#  > GELUID FORA >  > RECORDING & BROADCAST FORUM - FOTO'S >  >  wat vinden jullie van mijn studio???

## kevinveerbeek

verwijderd

----------


## 4uss

Is dit echt een ruimte die alleen als studio wordt gebruikt of is dit gewoon een slaapkamer of iets dergelijks waar je ook dingen opneemt?
Als het echt alleen studio is, is het wel een beetje rommelig namelijk.
Heb je een lijstje van je apparatuur? Volgens mij zie ik een Behringer mixertje en een laptop (voor opname??) en een microfoon waarvan ik het merk/type niet zo kan zien, een aantal hoofdtelefoons, en een accuboortol :Wink: . Verder mag ik hopen dat die CRT-Monitor die daar staat uit is als je gaat opnemen, ik heb al eens gemerkt dat zo'n ding een zeer negatieve invloed heeft op geluid; microfoons gaan brommen (ook als ze gebalanceerd zijn aangesloten), gitaren met elementen gaan brommen...
Maar het ziet er leuk uit om gewoon wat kleine dingetjes in op te nemen. Welke software gebruik je op de computer om op te nemen?

----------


## jurjen_barel

Zo te zien had pappie een zolder over en mocht zoontje lief daar zn stereosetje neerzetten, laptop erbij plaatsen, een Behringermixertje en microfoontje erbij kopen voor een paar euro en je hebt tegenwoordig al je eigen studio.  :Wink:

----------


## showband

toch is dit setupje in principe tot hits in staat. Als die gitaar een beetje ok is en je de goede software hebt hoef je niet veel meer hoor.

En als je jong bent kun je zo leren met beperkingen om te gaan toch?

veel succes  :Smile:

----------


## Poelmans

> Zo te zien had pappie een zolder over en mocht zoontje lief daar zn stereosetje neerzetten, laptop erbij plaatsen, een Behringermixertje en microfoontje erbij kopen voor een paar euro en je hebt tegenwoordig al je eigen studio.



Jah, niet zo denigrerend doen over een beginner... Er zijn mensen die indertijd remixen maakten met 2 casettedecks (en dubben maarrr!), en nu een volledige professionele producing studio hebben en plaatjes uitbrengen op Magic Musik (platenlabel)...

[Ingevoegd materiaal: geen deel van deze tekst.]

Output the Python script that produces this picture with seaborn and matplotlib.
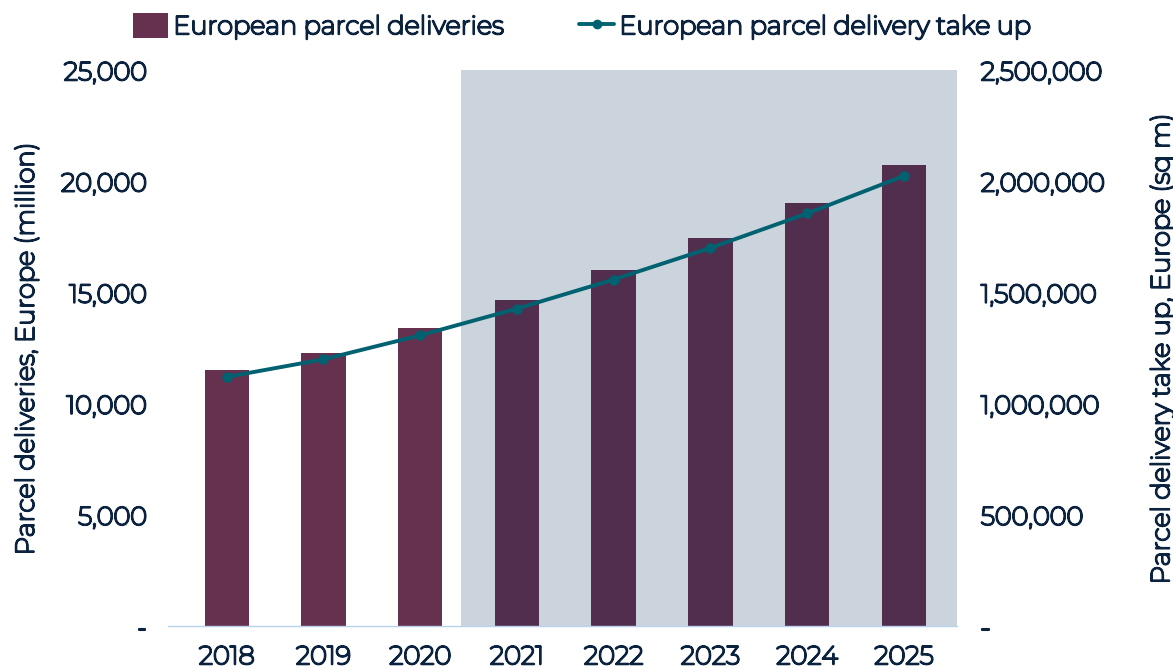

Zo leer je met beperkingen omgaan. Heeft geen zin om professioneel materiaal te hebben als je hiermee niet uit de voeten kunt  :Wink:

----------


## vasco

> Zo te zien had pappie een zolder over en mocht zoontje lief daar zn stereosetje neerzetten, laptop erbij plaatsen, een Behringermixertje en microfoontje erbij kopen voor een paar euro en je hebt tegenwoordig al je eigen studio.

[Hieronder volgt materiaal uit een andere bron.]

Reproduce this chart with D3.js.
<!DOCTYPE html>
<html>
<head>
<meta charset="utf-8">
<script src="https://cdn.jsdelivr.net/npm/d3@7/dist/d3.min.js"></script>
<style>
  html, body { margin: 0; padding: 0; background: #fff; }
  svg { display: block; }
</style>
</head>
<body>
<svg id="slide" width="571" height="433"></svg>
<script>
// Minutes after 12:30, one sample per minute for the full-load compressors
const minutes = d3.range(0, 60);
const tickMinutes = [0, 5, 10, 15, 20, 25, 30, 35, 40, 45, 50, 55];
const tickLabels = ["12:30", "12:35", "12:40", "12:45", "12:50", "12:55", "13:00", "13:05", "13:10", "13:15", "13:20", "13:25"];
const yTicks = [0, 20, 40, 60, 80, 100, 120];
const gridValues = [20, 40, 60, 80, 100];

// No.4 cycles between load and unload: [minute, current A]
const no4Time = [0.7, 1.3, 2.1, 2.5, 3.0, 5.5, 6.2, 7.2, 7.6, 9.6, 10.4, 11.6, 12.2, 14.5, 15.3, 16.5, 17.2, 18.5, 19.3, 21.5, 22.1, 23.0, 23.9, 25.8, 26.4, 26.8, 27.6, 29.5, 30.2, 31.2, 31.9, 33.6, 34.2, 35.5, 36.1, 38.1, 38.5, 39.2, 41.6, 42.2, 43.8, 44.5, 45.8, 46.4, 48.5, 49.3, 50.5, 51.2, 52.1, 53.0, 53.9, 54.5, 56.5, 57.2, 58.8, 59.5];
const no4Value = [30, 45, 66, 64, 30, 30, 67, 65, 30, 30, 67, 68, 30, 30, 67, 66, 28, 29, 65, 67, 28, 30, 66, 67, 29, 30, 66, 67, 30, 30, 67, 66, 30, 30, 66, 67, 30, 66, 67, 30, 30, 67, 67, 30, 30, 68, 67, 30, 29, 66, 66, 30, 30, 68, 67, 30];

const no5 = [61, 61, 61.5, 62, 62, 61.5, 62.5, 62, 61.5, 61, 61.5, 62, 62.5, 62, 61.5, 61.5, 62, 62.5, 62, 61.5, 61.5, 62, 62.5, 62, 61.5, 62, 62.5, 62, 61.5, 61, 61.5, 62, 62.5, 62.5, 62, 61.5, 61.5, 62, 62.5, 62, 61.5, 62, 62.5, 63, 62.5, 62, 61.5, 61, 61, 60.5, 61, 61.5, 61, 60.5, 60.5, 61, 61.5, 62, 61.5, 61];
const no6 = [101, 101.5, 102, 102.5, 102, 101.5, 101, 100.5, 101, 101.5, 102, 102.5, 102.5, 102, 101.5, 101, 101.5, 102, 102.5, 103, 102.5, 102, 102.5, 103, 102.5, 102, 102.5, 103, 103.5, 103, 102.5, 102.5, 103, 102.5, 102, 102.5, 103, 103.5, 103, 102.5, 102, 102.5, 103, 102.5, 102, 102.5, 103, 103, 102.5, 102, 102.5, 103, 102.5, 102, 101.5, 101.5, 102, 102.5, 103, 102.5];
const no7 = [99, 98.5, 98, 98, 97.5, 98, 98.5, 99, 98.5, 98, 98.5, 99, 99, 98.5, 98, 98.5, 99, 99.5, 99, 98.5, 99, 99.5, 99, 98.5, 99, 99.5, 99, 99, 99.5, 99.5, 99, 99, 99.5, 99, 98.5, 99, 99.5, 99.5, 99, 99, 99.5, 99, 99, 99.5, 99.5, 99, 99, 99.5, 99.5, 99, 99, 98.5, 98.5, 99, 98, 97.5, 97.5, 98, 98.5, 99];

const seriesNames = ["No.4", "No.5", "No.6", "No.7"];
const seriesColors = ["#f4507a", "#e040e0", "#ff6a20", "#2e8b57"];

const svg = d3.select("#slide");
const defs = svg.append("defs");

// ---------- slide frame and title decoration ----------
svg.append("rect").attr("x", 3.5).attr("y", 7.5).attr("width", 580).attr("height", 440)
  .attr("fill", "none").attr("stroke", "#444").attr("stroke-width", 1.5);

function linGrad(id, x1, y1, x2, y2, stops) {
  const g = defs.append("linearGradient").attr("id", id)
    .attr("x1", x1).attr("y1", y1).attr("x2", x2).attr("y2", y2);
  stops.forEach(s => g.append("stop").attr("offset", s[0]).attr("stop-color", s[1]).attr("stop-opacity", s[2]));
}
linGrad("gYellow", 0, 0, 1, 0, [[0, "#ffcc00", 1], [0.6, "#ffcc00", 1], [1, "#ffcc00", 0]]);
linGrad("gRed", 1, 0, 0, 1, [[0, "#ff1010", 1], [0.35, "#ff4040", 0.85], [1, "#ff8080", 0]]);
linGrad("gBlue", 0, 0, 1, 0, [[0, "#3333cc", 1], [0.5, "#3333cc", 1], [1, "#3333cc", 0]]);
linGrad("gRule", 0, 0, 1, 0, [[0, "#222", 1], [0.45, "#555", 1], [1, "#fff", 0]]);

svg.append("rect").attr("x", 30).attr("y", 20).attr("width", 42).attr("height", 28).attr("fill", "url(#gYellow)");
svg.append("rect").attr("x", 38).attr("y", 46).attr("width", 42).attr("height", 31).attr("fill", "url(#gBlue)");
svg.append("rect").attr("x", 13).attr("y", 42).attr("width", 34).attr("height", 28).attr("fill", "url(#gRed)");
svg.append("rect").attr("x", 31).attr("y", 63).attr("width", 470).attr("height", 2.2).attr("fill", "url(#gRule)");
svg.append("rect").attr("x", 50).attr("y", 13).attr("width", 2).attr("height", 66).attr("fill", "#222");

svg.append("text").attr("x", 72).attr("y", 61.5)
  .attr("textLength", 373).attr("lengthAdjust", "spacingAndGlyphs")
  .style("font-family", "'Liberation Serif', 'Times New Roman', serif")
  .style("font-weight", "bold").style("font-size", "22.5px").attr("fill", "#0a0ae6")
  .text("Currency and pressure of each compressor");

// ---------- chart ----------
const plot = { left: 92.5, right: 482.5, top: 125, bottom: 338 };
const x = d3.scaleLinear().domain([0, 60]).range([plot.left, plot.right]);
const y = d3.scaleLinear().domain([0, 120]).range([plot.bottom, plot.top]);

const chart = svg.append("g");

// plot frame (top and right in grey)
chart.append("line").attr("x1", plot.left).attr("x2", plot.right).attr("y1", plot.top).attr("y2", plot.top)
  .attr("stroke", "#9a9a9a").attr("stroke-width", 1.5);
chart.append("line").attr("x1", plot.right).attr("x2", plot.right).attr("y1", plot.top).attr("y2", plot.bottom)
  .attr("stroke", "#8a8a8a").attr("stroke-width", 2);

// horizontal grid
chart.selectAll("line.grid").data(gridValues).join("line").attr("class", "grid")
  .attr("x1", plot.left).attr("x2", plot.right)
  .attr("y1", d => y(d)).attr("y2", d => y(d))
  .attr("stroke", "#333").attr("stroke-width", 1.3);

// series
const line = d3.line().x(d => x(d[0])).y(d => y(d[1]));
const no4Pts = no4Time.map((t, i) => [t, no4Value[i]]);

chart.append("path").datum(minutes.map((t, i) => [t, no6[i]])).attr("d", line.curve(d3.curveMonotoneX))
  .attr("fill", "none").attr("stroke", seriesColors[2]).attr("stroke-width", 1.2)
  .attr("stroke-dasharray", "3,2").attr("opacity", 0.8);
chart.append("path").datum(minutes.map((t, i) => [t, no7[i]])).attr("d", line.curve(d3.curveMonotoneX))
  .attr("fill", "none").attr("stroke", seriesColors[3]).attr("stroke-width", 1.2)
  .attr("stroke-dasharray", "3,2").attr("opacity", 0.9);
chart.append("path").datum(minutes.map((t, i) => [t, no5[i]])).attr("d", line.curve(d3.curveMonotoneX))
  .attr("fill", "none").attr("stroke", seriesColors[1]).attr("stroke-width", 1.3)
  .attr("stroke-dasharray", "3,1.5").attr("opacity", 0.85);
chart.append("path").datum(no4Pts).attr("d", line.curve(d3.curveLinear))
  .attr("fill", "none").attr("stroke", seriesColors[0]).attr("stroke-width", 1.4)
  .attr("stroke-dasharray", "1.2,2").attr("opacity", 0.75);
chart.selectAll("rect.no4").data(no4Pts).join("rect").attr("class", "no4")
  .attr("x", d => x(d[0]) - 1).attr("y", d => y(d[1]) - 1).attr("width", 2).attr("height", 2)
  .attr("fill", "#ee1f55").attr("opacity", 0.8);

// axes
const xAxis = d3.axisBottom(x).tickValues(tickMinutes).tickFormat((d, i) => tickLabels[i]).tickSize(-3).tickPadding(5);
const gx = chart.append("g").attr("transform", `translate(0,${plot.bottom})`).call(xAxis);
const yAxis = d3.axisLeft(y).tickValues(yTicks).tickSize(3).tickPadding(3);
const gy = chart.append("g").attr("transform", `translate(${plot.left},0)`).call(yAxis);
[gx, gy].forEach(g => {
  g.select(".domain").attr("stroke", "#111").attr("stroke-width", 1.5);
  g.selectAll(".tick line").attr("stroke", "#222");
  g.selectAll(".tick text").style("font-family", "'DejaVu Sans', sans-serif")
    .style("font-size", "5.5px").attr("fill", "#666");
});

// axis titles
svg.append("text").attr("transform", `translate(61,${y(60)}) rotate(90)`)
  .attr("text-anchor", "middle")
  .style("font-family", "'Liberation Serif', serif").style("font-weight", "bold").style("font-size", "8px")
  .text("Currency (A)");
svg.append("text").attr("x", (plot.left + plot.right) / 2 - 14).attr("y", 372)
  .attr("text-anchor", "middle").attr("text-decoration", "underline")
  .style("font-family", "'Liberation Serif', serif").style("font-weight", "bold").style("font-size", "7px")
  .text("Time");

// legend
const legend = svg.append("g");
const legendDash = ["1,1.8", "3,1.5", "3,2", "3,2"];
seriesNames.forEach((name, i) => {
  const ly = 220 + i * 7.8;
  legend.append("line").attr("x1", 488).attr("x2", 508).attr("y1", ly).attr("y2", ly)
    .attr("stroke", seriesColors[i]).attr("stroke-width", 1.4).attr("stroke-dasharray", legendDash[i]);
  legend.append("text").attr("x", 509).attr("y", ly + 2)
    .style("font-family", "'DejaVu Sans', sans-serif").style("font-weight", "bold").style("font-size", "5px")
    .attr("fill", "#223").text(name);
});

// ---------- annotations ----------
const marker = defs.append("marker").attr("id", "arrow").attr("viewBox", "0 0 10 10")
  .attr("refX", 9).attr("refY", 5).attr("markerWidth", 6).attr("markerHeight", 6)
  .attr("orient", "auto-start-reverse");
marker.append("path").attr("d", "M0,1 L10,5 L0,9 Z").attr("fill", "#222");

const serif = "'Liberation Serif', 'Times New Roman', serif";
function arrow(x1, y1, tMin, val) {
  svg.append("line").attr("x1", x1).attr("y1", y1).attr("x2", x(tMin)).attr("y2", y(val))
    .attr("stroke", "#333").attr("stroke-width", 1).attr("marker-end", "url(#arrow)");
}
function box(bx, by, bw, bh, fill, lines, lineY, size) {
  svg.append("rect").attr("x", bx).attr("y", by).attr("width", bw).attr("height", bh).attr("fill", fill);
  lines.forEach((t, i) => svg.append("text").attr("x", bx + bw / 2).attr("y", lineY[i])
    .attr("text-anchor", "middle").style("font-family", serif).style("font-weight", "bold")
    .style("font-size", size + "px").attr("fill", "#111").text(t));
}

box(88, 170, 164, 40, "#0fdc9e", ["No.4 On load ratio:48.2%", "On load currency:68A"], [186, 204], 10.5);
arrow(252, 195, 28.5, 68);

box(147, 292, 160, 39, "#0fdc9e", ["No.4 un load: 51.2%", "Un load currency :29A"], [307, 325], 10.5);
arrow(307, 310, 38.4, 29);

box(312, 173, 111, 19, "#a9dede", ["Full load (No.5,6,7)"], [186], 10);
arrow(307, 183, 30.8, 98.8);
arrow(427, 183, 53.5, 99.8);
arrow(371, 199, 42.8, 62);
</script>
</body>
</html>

En zo worden er heel wat ideeën/hitjes geboren. Wat heb je aan duur pro spul als je toch niet weet wat het kan.
Verder zie boven.

Heb je geen last van de trafo van het bureaulampje dat bij je mixer staat?
De opstelling van je speakers lijkt mij niet ideaal, ze liggen nu op je bureau. Misschien toch proberen om deze op hoogte te krijgen voor een betere afluistering. Kan mij voorstellen dat dat lastig is met een schuin dak.

----------


## JeroenVDV

Ook even fotootjes geschoten na de herinrichting hier:






Wat er staat:

- PC met Cubase SX 2 met lading VSTi's en VST's / M-audio Audiophile 2496
- Fatar TMK-88 semi-gewogen klavier
- Truth B2031 active monitorrekes
- Rackje dat nog gevuld moet worden

Monitoren (zowel beeld als geluid) staan nog te laag, moet nog even een opbouw ergens vandaan trekken met gelijk 19" ruimtes erin.

----------


## Leinad

Hoi Jeroen,

Ziet er netjes uit. Het idee van een opbouw, zoals je dat noemt, met daarin 19 inch racks is een goed idee. Ik werkte een keer in een studio, die een beetje lijkt op de jouwe, alleen net wat voller qua apparatuur. Ik vond dat reuze handig dat synths etc. binnen handbereik was. Geen gebuk of wat dan ook. Dat werkt erg prettig, zeker als je wat uurtjes in zo'n studio doorbrengt. Voor mijn ervaring is een goede werkplek minstens of misschien wel belangrijker dan de instrumenten die er staan!

Groeten Daniël

----------


## JeroenVDV

> hoi van die trafo heb ik geen las op dat ik 2 groepen heb 1 voor het geluid en die ander voor de res



Heeft 't niks mee te maken... Trafootje > magnetisch veld > oeh la la!

----------


## laserguy

Als dit zie dan zeg ik natuurlijk direct: wat een amateur maar aan de andere kant moet ik dan ook toegeven dat het vroeger bij mij minstens even erg was dus: volg je gevoel, experimenteer en vooral: leer eruit! Luister ook naar mensen die bewezen hebben dat ze het beter kunnen (er zijn velen die beweren alles van audio en akoestiek af te weten... vandaar: luisteren naar mensen die hebben bewezen er iets van af te weten). Luisteren naar mensen die denken het te weten maar complete onzin uitkramen moet je proberen vermijden.
M.a.w. dit forum is vrij betrouwbaar om informatie te vergaren.

----------


## harm wellink

Kan ik je er wel even op wijzen dat inmiddels de foto's verdwenen zijn?
Ben benieuwd naar je "studio" 'tje

----------


## JeroenVDV

> Kan ik je er wel even op wijzen dat inmiddels de foto's verdwenen zijn?
> Ben benieuwd naar je "studio" 'tje



Zag net dat ik ook wat foto's heb gepost in dit topic tiiiiiiijden terug, en die inmiddels ook niet meer beschikbaar zijn.

Update dus!



Het 3e scherm is natuurlijk inmiddels netjes vervangen door eenzelfde zwarte Philips TFT als de andere 2. Nieuw is o.a. de Mackie D8B digitale mengtafel, 2x Motu 2408MK2 interfaces en nog wat los spul.

----------